❑ Have lessons or attend courses to increase your competence in the saddle and on the ground. This makes it less likely you’ll feel out of control in any given situation.
❑ Ride the right horse for your skill level and avoid any who cross the line from challenging to scary. It’s not just your confidence but that of the horse that’s at stake here.
❑ Don’t be pushed into doing more than you’re comfortable with or riding horses who give you no pleasure. Your confidence depends on you making rational choices about which horses you ride, how and where you ride them, and what you do once you’re on board.
❑ Be correctly dressed and have suitable, well-maintained kit for you and your horse.
❑ Decide on your goals and be specific about what you need to do to achieve them. For example, if jumping scares you and you simply don’t want to do it, then don’t! If, on the other hand, jumping is an unfulfilled dream or an area where you’ve lost confidence, get out there and take lessons on a schoolmaster until you become confident and competent.

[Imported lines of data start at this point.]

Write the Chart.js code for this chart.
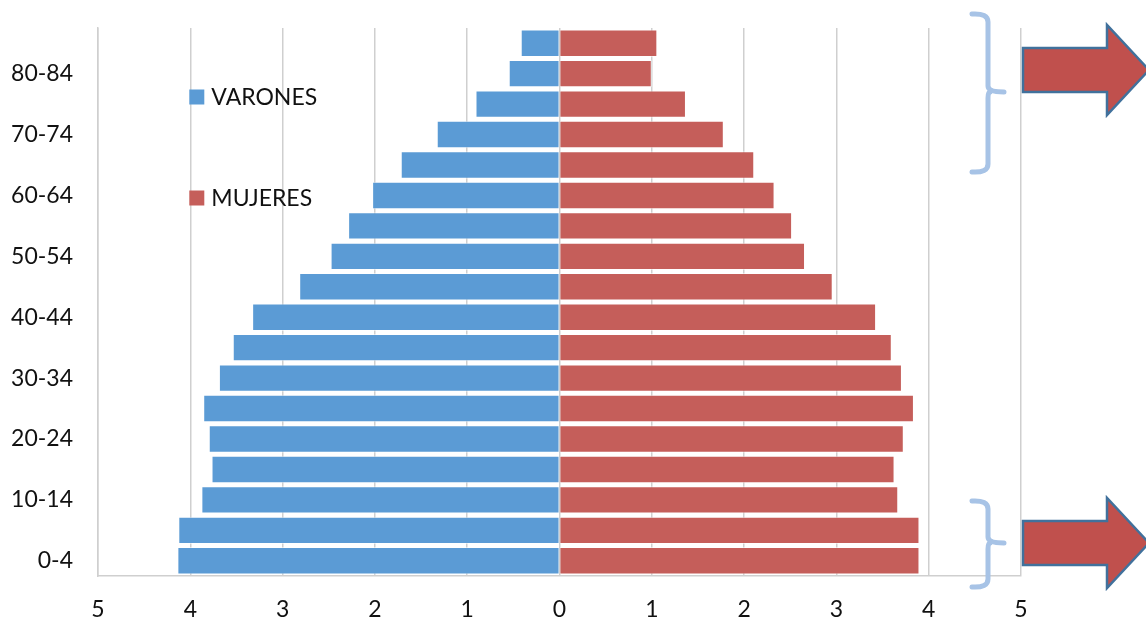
<!DOCTYPE html>
<html>
<head>
<meta charset="utf-8">
<script src="https://cdn.jsdelivr.net/npm/chart.js@4/dist/chart.umd.min.js"></script>
<style>
  html, body { margin: 0; padding: 0; background: #fff; }
  #wrap { width: 1146px; height: 620px; position: relative; }
</style>
</head>
<body>
<div id="wrap"><canvas id="c" width="1146" height="620"></canvas></div>
<script>
// Age groups, bottom to top
const ages = ['0-4','5-9','10-14','15-19','20-24','25-29','30-34','35-39','40-44','45-49','50-54','55-59','60-64','65-69','70-74','75-79','80-84','85+'];
// Percent of population
const varones = [4.14, 4.13, 3.88, 3.77, 3.80, 3.86, 3.69, 3.54, 3.33, 2.82, 2.48, 2.29, 2.03, 1.72, 1.33, 0.91, 0.55, 0.42];
const mujeres = [3.90, 3.90, 3.67, 3.63, 3.73, 3.84, 3.71, 3.60, 3.43, 2.96, 2.66, 2.52, 2.33, 2.11, 1.78, 1.37, 1.00, 1.06];
const seriesNames = ['VARONES', 'MUJERES'];
const xTicks = [-5, -4, -3, -2, -1, 0, 1, 2, 3, 4, 5];

const BLUE = '#5B9BD5';
const RED = '#C55E5A';
const FONT = 'Lato, "Open Sans", sans-serif';

const decorations = {
  id: 'decorations',
  afterDraw(chart) {
    const ctx = chart.ctx;
    const ca = chart.chartArea;
    ctx.save();
    // In-plot legend
    const items = [
      { name: seriesNames[0], color: BLUE, y: 97 },
      { name: seriesNames[1], color: RED, y: 198 }
    ];
    const lx = chart.scales.x.getPixelForValue(-4);
    ctx.font = '23px ' + FONT;
    ctx.textBaseline = 'middle';
    ctx.textAlign = 'left';
    items.forEach(it => {
      ctx.fillStyle = it.color;
      ctx.fillRect(lx - 1, it.y - 7.5, 15, 15);
      ctx.fillStyle = '#111';
      ctx.fillText(it.name, lx + 21, it.y + 1);
    });

    // Braces
    const R = ca.right;
    ctx.strokeStyle = '#A7C3E6';
    ctx.lineWidth = 5;
    ctx.lineCap = 'round';
    ctx.lineJoin = 'round';
    function brace(top, mid, bot) {
      const x0 = R - 49, x1 = R - 33, xn = R - 17;
      ctx.beginPath();
      ctx.moveTo(x0, top);
      ctx.quadraticCurveTo(x1, top - 1, x1, top + 8);
      ctx.lineTo(x1, mid - 6);
      ctx.quadraticCurveTo(x1, mid, xn, mid);
      ctx.moveTo(x1 + 2, mid);
      ctx.quadraticCurveTo(x1, mid, x1, mid + 6);
      ctx.lineTo(x1, bot - 8);
      ctx.quadraticCurveTo(x1, bot + 1, x0, bot);
      ctx.stroke();
    }
    brace(14, 92, 172);
    brace(501, 543, 587);

    // Arrows
    function arrow(cy) {
      const xs = R + 2, xh = R + 86, xt = R + 128;
      ctx.beginPath();
      ctx.moveTo(xs, cy - 22);
      ctx.lineTo(xh, cy - 22);
      ctx.lineTo(xh, cy - 45);
      ctx.lineTo(xt, cy);
      ctx.lineTo(xh, cy + 45);
      ctx.lineTo(xh, cy + 22);
      ctx.lineTo(xs, cy + 22);
      ctx.closePath();
      ctx.fillStyle = '#C0504D';
      ctx.fill();
      ctx.strokeStyle = '#41719C';
      ctx.lineWidth = 2.5;
      ctx.lineJoin = 'miter';
      ctx.stroke();
    }
    arrow(70);
    arrow(543);
    ctx.restore();
  }
};

new Chart(document.getElementById('c'), {
  type: 'bar',
  data: {
    labels: ages,
    datasets: [
      {
        label: seriesNames[0],
        data: varones.map(v => -v),
        backgroundColor: BLUE,
        borderColor: 'rgba(255,255,255,0.55)',
        borderWidth: 1,
        barPercentage: 0.9,
        categoryPercentage: 1.0
      },
      {
        label: seriesNames[1],
        data: mujeres,
        backgroundColor: RED,
        borderColor: 'rgba(255,255,255,0.55)',
        borderWidth: 1,
        barPercentage: 0.9,
        categoryPercentage: 1.0
      }
    ]
  },
  options: {
    indexAxis: 'y',
    responsive: false,
    animation: false,
    layout: { padding: { top: 28, right: 125, left: 0, bottom: 0 } },
    plugins: {
      legend: { display: false },
      tooltip: { enabled: false }
    },
    scales: {
      x: {
        stacked: true,
        min: -5,
        max: 5,
        afterBuildTicks(scale) { scale.ticks = xTicks.map(v => ({ value: v })); },
        afterFit(scale) { scale.height = 44; scale.paddingLeft = 0; scale.paddingRight = 0; },
        grid: { color: '#CFCFCF', lineWidth: 1.5, drawTicks: false },
        border: { display: true, color: '#CFCFCF', width: 1.5 },
        ticks: {
          padding: 20,
          color: '#111',
          font: { family: FONT, size: 23 },
          callback: v => String(Math.abs(v))
        }
      },
      y: {
        stacked: true,
        reverse: true,
        afterFit(scale) { scale.width = 98; scale.paddingTop = 0; scale.paddingBottom = 0; },
        grid: { display: false, drawTicks: false },
        border: { display: true, color: '#CFCFCF', width: 1.5 },
        ticks: {
          autoSkip: false,
          padding: 25,
          color: '#111',
          font: { family: FONT, size: 23 },
          callback: (v, i) => (i % 2 === 0 ? ages[i] : '')
        }
      }
    }
  },
  plugins: [decorations]
});
</script>
</body>
</html>
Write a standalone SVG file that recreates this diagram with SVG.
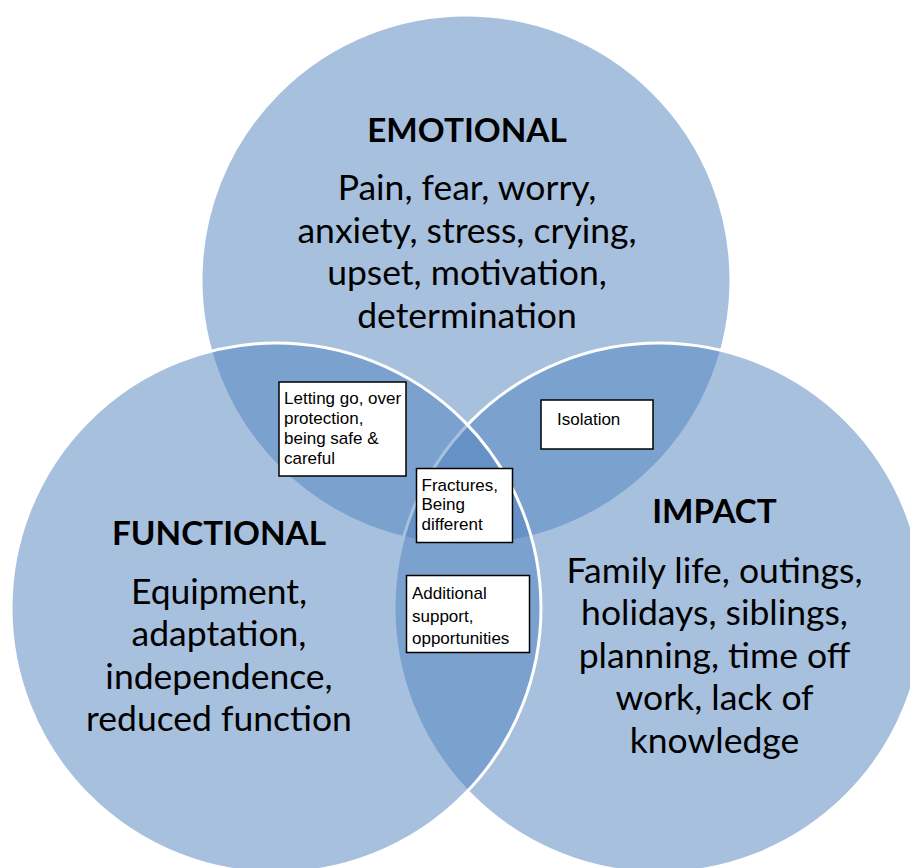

❑ Appreciate that other factors in life such as age, fitness and time will change your expectations, and this is quite normal. The older we get, the more we appreciate the risks we’re taking and the more nervous we become. Add a few doubts about physical fitness, equipment or life issues such as having young children, and the stress levels go right up. Be ready to adapt your riding so you stay in comfortable limits.
❑ Remind yourself of the good times. Ask yourself why you ride, be sure of what you honestly want out of it and make sure you’re getting it. If this means changing horse, instructor, discipline or livery yard, then so be it.
❑ Be honest about your limits. It’s within everyone’s scope to discover what they truly are and enjoy riding within them. For a few driven personalities, this may mean Badminton – for the rest, it can be that ride along the beach or jumping for fun with friends. Expand your comfort zone by all means, as long as it’s not at the expense of your confidence.